To sensitize researchers to the consequence that their choice of the ICC(1) of student achievement will have, Fig. 1 illustrates the effect of this ICC(1) on the optimal sample sizes and the maximum power for a given budget of 15,000€ (see the figure’s caption for detailed information about the values assumed for the other quantities and the costs in this illustration).Footnote 4 The solid and dashed lines are the optimal numbers of classes and students per class, respectively, and the dotted line represents the maximum power to detect the between slope. As can be seen, the higher the ICC(1) is (when all other quantities are held constant), the larger the optimal number of classes will be, and the smaller the optimal number of students per class will be. This means that given the abovementioned budget and the costs, a researcher would be well-advised to allocate the budget primarily to the classes when the ICC(1) of the outcome variable and thus the amount of unexplained variance in this variable at the class level are expected to be rather large.

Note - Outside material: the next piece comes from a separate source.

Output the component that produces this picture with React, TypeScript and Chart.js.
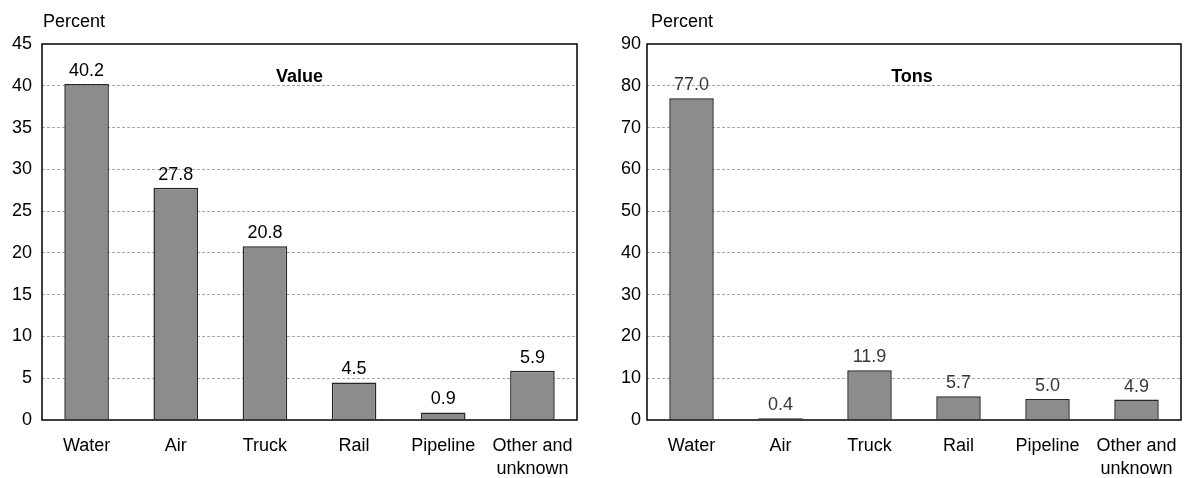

Furthermore, a higher ICC(1) will reduce the power to detect the between slope (because the amount of variance explained at the class level will decrease).

Fig. 1
figure 1

Optimal numbers of classes and students per class and the maximum power to detect the relation between classroom management and achievement as a function of the ICC(1) of student achievement for a fixed budget of 15,000€, costs per class of 100€, and costs per student of 10€. The ICC(1) of the students’ ratings of classroom management is set to .2, and the standardized between and within slopes are both .2

The impact of the ICC(1) of the students’ ratings of classroom management is shown in Fig. 2. Again, when a higher ICC(1) is selected, the optimal number of classes will increase and the optimal number of students per class will decrease. However, unlike the ICC(1) of student achievement, a higher ICC(1) of students’ ratings of classroom management will increase the power to detect the between slope.

Fig. 2
figure 2

Optimal numbers of classes and students per class and the maximum power to detect the relation between classroom management and achievement as a function of the ICC(1) of students’ ratings of classroom management for a fixed budget of 15,000€, costs per class of 100€, and costs per student of 10€. The ICC(1) of student achievement is set to .2, and the standardized between and within slopes are both .2

Besides the ICC(1)s, researchers must consider the sizes of the two slopes. Compared with the ICC(1)s, less research has been conducted on the slopes of the classroom climate variables so far. See Bardach et al. (2020), Kunter et al. (2013), and Lazarides and Buchholz (2019), and Lüdtke et al. (2006) for examples of such research. Moreover, different procedures have been applied to standardize the slopes, thus further complicating the adoption of values from previous research. For example, in Mplus, the between slope is standardized with respect to the between variances of the variables. In contrast to Mplus, Marsh et al. (2009) suggested that the between slope be standardized with respect to the total variance of the outcome variable but only the between variance of the classroom climate variable—a suggestion that we adopted here.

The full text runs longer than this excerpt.